The practical conclusion, then, of this paper, for the Bishops, the Clergy, the Laity of the Church, is this. Here are two Churches, each with an Apostolic Ministry, in competition for this Nation. The one, corrupt in doctrine, in practice, in discipline; the other, pure in all these, with the Bible in her hand and the Truth, as it is Jesus Christ, clearly preached. We, the last, acknowledge the Orders, and the Sacraments of the first. Now, through thoughtlessness or carelessness, we have placed our true descended and valid Episcopacy, in a situation which impedes our progress, causes trouble and confusion, is an obstacle in the way of all, Bishops, Clergy, and Laity, hindering our action and the development of our work in this land. The advantage of the See Bishoprick we have seen in all these ways. Now, for those that love the Church and desire its progress and further growth, until the vine taken out of Egypt, and planted here, cover the whole land; for those, too, that see the evils of the Roman system, the great matter to be considered is this.-Of all these advantages we have deprived ourselves. All of them are we content that the Roman Catholic Church should possess, until, by long possession, by use, by habit, by custom, by that easy acquiescence in estab

lished facts, which belong to the human Constitution, the Roman Catholic Church, with its Bishops in every City of the land, small and great, using skilfully and persistently all these advantages, which we could so easily enjoy and do so slackly surrender, shall be accounted, and finally come to be the Church in this land? To that result, unquestionably, our position, as having Bishops Territorial, and their position as having 'See Bishopricks,' tends, and must, in the course of time, if unchanged, arrive.

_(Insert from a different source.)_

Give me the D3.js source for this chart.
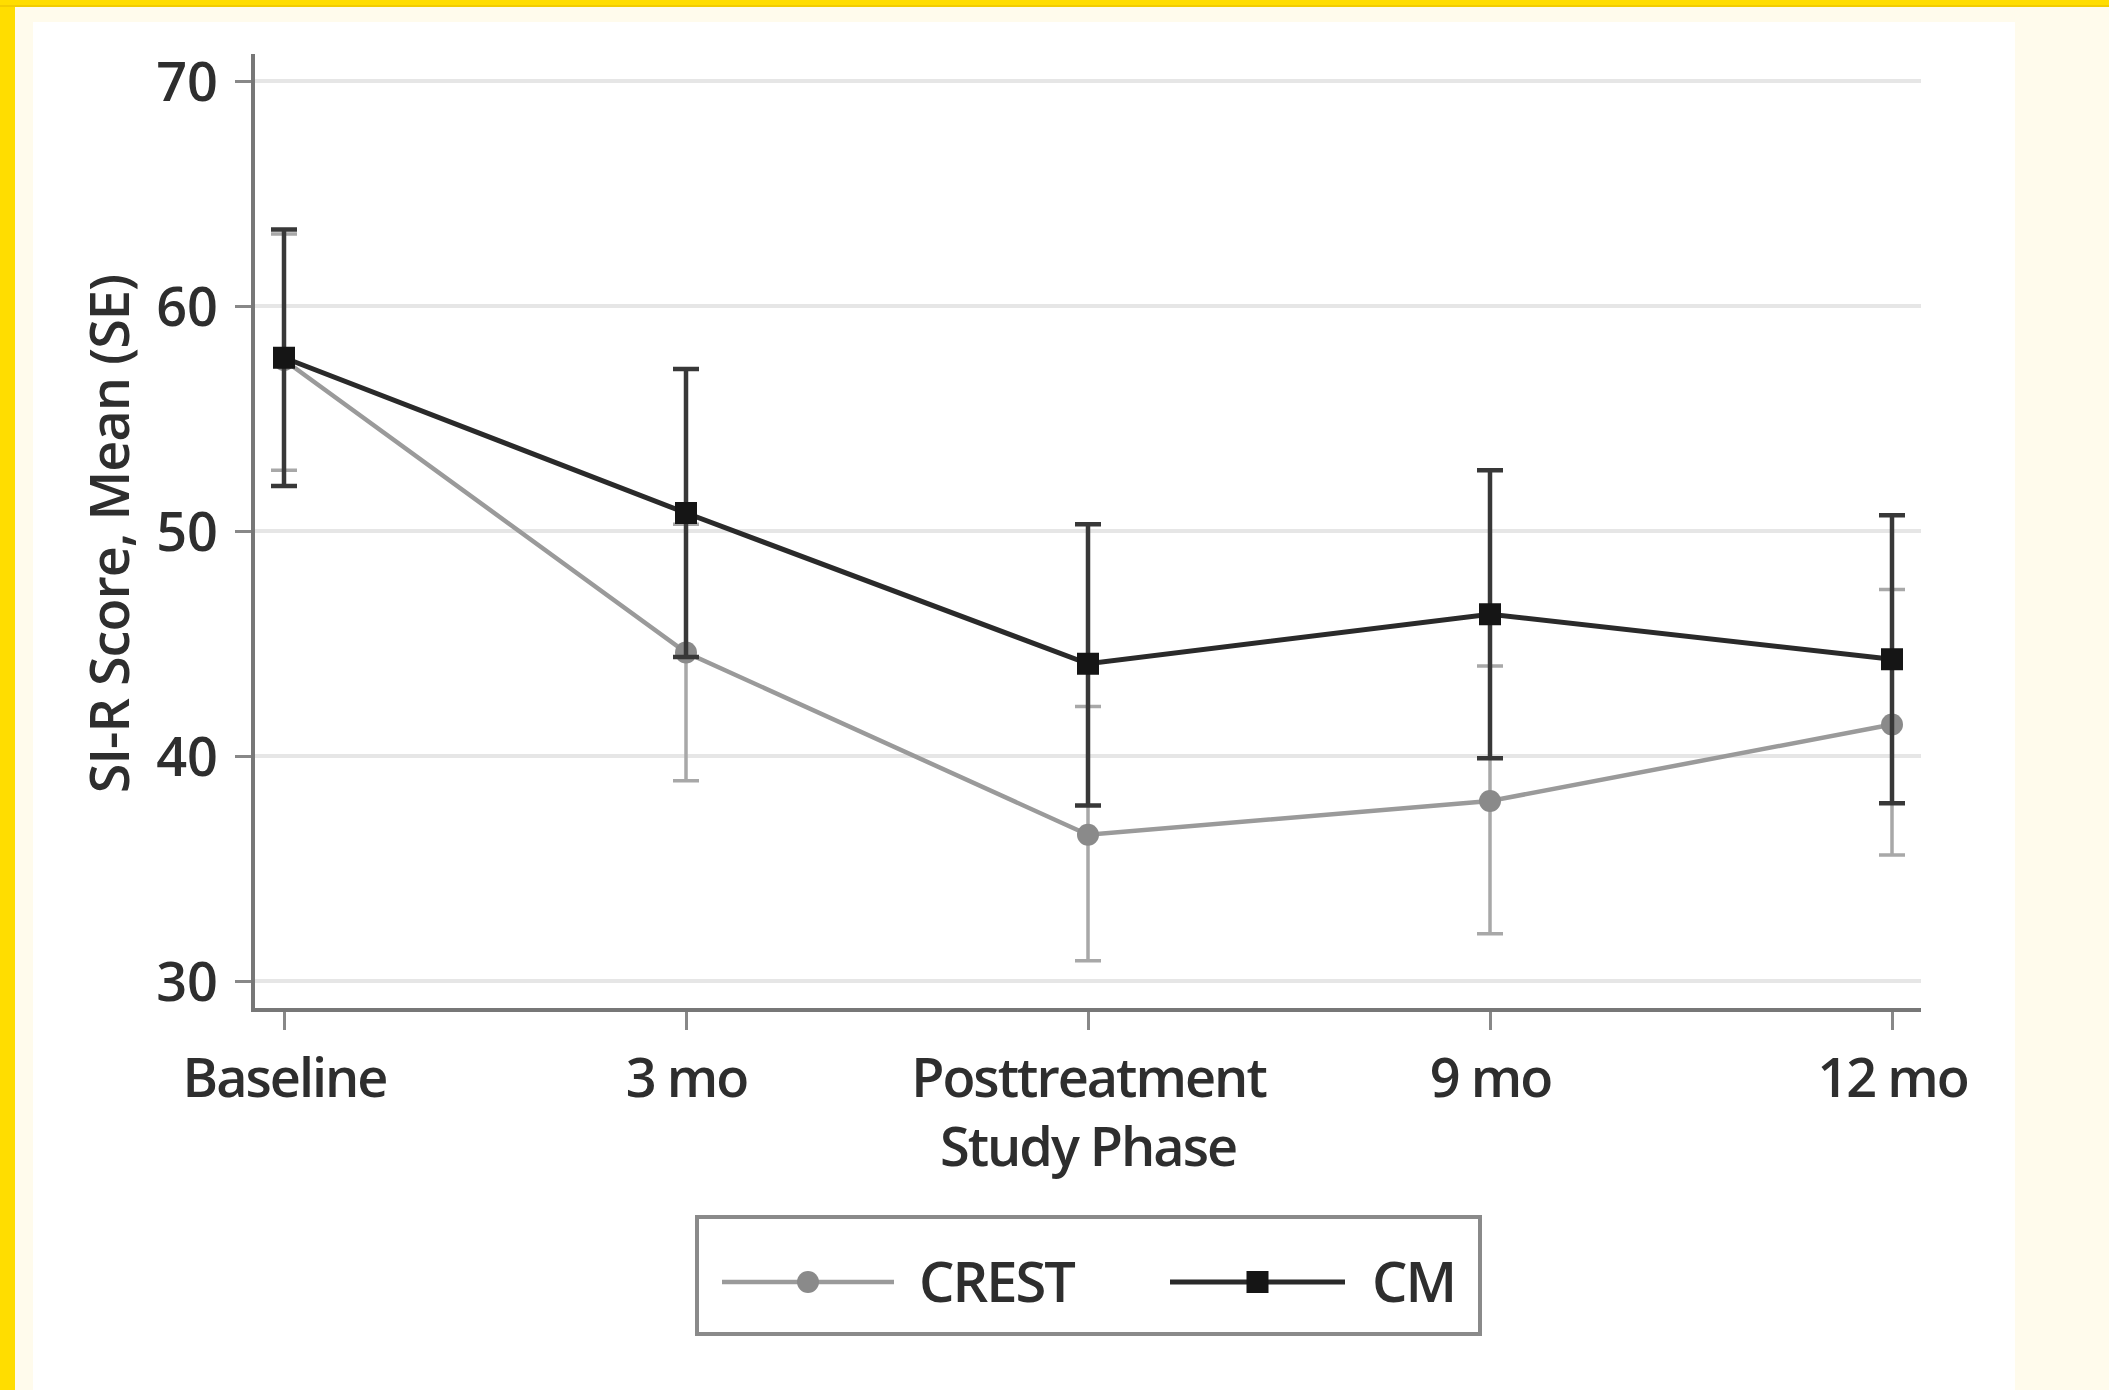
<!DOCTYPE html>
<html>
<head>
<meta charset="utf-8">
<script src="https://cdn.jsdelivr.net/npm/d3@7"></script>
<style>
  html, body { margin: 0; padding: 0; background: #ffdd00; }
  #chart { position: absolute; left: 0; top: 0; }
  text { font-family: "Open Sans", "Noto Sans", sans-serif; fill: #2e2e2e; font-weight: 600; }
</style>
</head>
<body>
<div id="chart"></div>
<script>
const phases = ["Baseline", "3 mo", "Posttreatment", "9 mo", "12 mo"];
const yTicks = [30, 40, 50, 60, 70];

const crestMean = [57.6, 44.6, 36.5, 38.0, 41.4];
const crestLow  = [52.7, 38.9, 30.9, 32.1, 35.6];
const crestHigh = [63.2, 50.3, 42.2, 44.0, 47.4];

const cmMean = [57.7, 50.8, 44.1, 46.3, 44.3];
const cmLow  = [52.0, 44.4, 37.8, 39.9, 37.9];
const cmHigh = [63.4, 57.2, 50.3, 52.7, 50.7];

const W = 2109, H = 1390;
const plot = {left: 253, right: 1921, top: 54, bottom: 1010};

const svg = d3.select("#chart").append("svg")
    .attr("width", W)
    .attr("height", H);

// page background: yellow frame, cream margin, white panel
svg.append("rect").attr("width", W).attr("height", H).attr("fill", "#ffdd00");
svg.append("rect").attr("x", 0).attr("y", 5).attr("width", W).attr("height", 2).attr("fill", "#f2cc00");
svg.append("rect").attr("x", 15).attr("y", 7).attr("width", W - 15).attr("height", H - 7).attr("fill", "#fffbec");
svg.append("rect").attr("x", 33).attr("y", 22).attr("width", 2015 - 33).attr("height", H - 22).attr("fill", "#ffffff");

const x = d3.scalePoint()
    .domain(phases)
    .range([284, 1892]);

const y = d3.scaleLinear()
    .domain([30, 70])
    .range([981, 81]);

// gridlines
svg.append("g")
    .selectAll("line")
    .data(yTicks)
    .join("line")
        .attr("x1", plot.left)
        .attr("x2", plot.right)
        .attr("y1", d => y(d))
        .attr("y2", d => y(d))
        .attr("stroke", "#e6e6e6")
        .attr("stroke-width", 4);

// y axis
svg.append("g")
    .attr("transform", `translate(${plot.left},0)`)
    .call(d3.axisLeft(y).tickValues(yTicks).tickSize(18).tickPadding(17))
    .call(g => g.select(".domain").remove())
    .call(g => g.selectAll(".tick line").attr("stroke", "#888").attr("stroke-width", 3))
    .call(g => g.selectAll(".tick text").attr("font-size", 54).attr("fill", "#2e2e2e")
        .style("font-family", "'Open Sans', sans-serif").attr("dy", "0.36em"));

// x axis
svg.append("g")
    .attr("transform", `translate(0,${plot.bottom})`)
    .call(d3.axisBottom(x).tickSize(20).tickPadding(29))
    .call(g => g.select(".domain").remove())
    .call(g => g.selectAll(".tick line").attr("stroke", "#888").attr("stroke-width", 3))
    .call(g => g.selectAll(".tick text").attr("font-size", 54).attr("fill", "#2e2e2e")
        .style("font-family", "'Open Sans', sans-serif").attr("letter-spacing", -2));

// axis lines
svg.append("path")
    .attr("d", `M${plot.left},${plot.top}V${plot.bottom}H${plot.right}`)
    .attr("fill", "none")
    .attr("stroke", "#777")
    .attr("stroke-width", 4);

// axis titles
svg.append("text")
    .attr("transform", "translate(110,534) rotate(-90)")
    .attr("text-anchor", "middle")
    .attr("font-size", 54)
    .attr("letter-spacing", -1)
    .attr("dy", "0.35em")
    .text("SI-R Score, Mean (SE)");

svg.append("text")
    .attr("x", x("Posttreatment"))
    .attr("y", 1166)
    .attr("text-anchor", "middle")
    .attr("font-size", 54)
    .attr("letter-spacing", -2)
    .text("Study Phase");

// series
const series = [
    {name: "CREST", mean: crestMean, low: crestLow, high: crestHigh,
     line: "#9a9a9a", err: "#a8a8a8", mark: "#8a8a8a", shape: "circle"},
    {name: "CM", mean: cmMean, low: cmLow, high: cmHigh,
     line: "#2a2a2a", err: "#383838", mark: "#151515", shape: "square"}
];

const capW = 13;

series.forEach(s => {
    const pts = phases.map((p, i) => ({p, m: s.mean[i], lo: s.low[i], hi: s.high[i]}));
    const g = svg.append("g").attr("class", "series-" + s.name);

    // error bars
    g.selectAll(".err")
        .data(pts)
        .join("path")
            .attr("class", "err")
            .attr("d", d => `M${x(d.p)},${y(d.lo)}V${y(d.hi)}` +
                `M${x(d.p) - capW},${y(d.lo)}H${x(d.p) + capW}` +
                `M${x(d.p) - capW},${y(d.hi)}H${x(d.p) + capW}`)
            .attr("fill", "none")
            .attr("stroke", s.err)
            .attr("stroke-width", s.shape === "square" ? 4.5 : 3.5);

    // connecting line
    g.append("path")
        .attr("d", d3.line().x(d => x(d.p)).y(d => y(d.m))(pts))
        .attr("fill", "none")
        .attr("stroke", s.line)
        .attr("stroke-width", s.shape === "square" ? 5 : 4.5);

    // markers
    if (s.shape === "circle") {
        g.selectAll(".mk")
            .data(pts)
            .join("circle")
                .attr("class", "mk")
                .attr("cx", d => x(d.p))
                .attr("cy", d => y(d.m))
                .attr("r", 11)
                .attr("fill", s.mark);
    } else {
        g.selectAll(".mk")
            .data(pts)
            .join("rect")
                .attr("class", "mk")
                .attr("x", d => x(d.p) - 11)
                .attr("y", d => y(d.m) - 11)
                .attr("width", 22)
                .attr("height", 22)
                .attr("fill", s.mark);
    }
});

// legend
const lg = svg.append("g").attr("transform", "translate(697,1217)");
lg.append("rect")
    .attr("width", 783)
    .attr("height", 117)
    .attr("fill", "#fff")
    .attr("stroke", "#8a8a8a")
    .attr("stroke-width", 4);

const legendItems = [
    {s: series[0], x0: 25, x1: 197, tx: 222},
    {s: series[1], x0: 473, x1: 648, tx: 675}
];
legendItems.forEach(it => {
    const cy = 65;
    lg.append("line")
        .attr("x1", it.x0).attr("x2", it.x1)
        .attr("y1", cy).attr("y2", cy)
        .attr("stroke", it.s.line)
        .attr("stroke-width", it.s.shape === "square" ? 5 : 4.5);
    const cx = (it.x0 + it.x1) / 2;
    if (it.s.shape === "circle") {
        lg.append("circle").attr("cx", cx).attr("cy", cy).attr("r", 11).attr("fill", it.s.mark);
    } else {
        lg.append("rect").attr("x", cx - 11).attr("y", cy - 11).attr("width", 22).attr("height", 22).attr("fill", it.s.mark);
    }
    lg.append("text")
        .attr("x", it.tx)
        .attr("y", cy)
        .attr("dy", "0.36em")
        .attr("font-size", 56)
        .attr("letter-spacing", -2)
        .text(it.s.name);
});
</script>
</body>
</html>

Whereas, the restoration of the See Bishoprick places us at once in our true position in reference to this land; and to that false Church here existing schismatically, it says, 'the Holy Catholic and Apostolic Church' is not the Roman. We, with the Creeds, the Bible, the Sacraments, the Doctrines of the Primitive Church, we are the Church of Christ. 'In this city,' it says, the Bishop, who is Roman, the Church, which is Roman, is not the Catholic Bishop and Church, but the Bishop, the Clergy and the Laity, who are American at once and Catholic.

There is no doubt, to our mind, that the 'See' position of our Bishops is the only one which can give fair play and a distinct status to our Church, as the sole efficient antagonist of Rome in this land. The only position it is, which can bring before the minds of the masses, practically and clearly, the question of the Church, as it is, between the pure Church and the corrupt one. We have fought in behalf of the idea, and the fact of the Episcopate and the Apostolic Succession, now for seventy-five years against inorganized dissent. Now comes the greater struggle against a Church having both these, and yet corrupt, in all things wherein the true gold can be debased with alloy. We see no way whereby to all the people of this land the differences may be shown, except that in every City of our land, wherein the alien Bishop has intruded, and the alien Church, with its medieval corruptions of faith and practice and tradition, the American Bishop should stand up himself, his Clergy and his Laity, showing to the eyes of all men the pure gold where the others display only a metal debased and alloyed.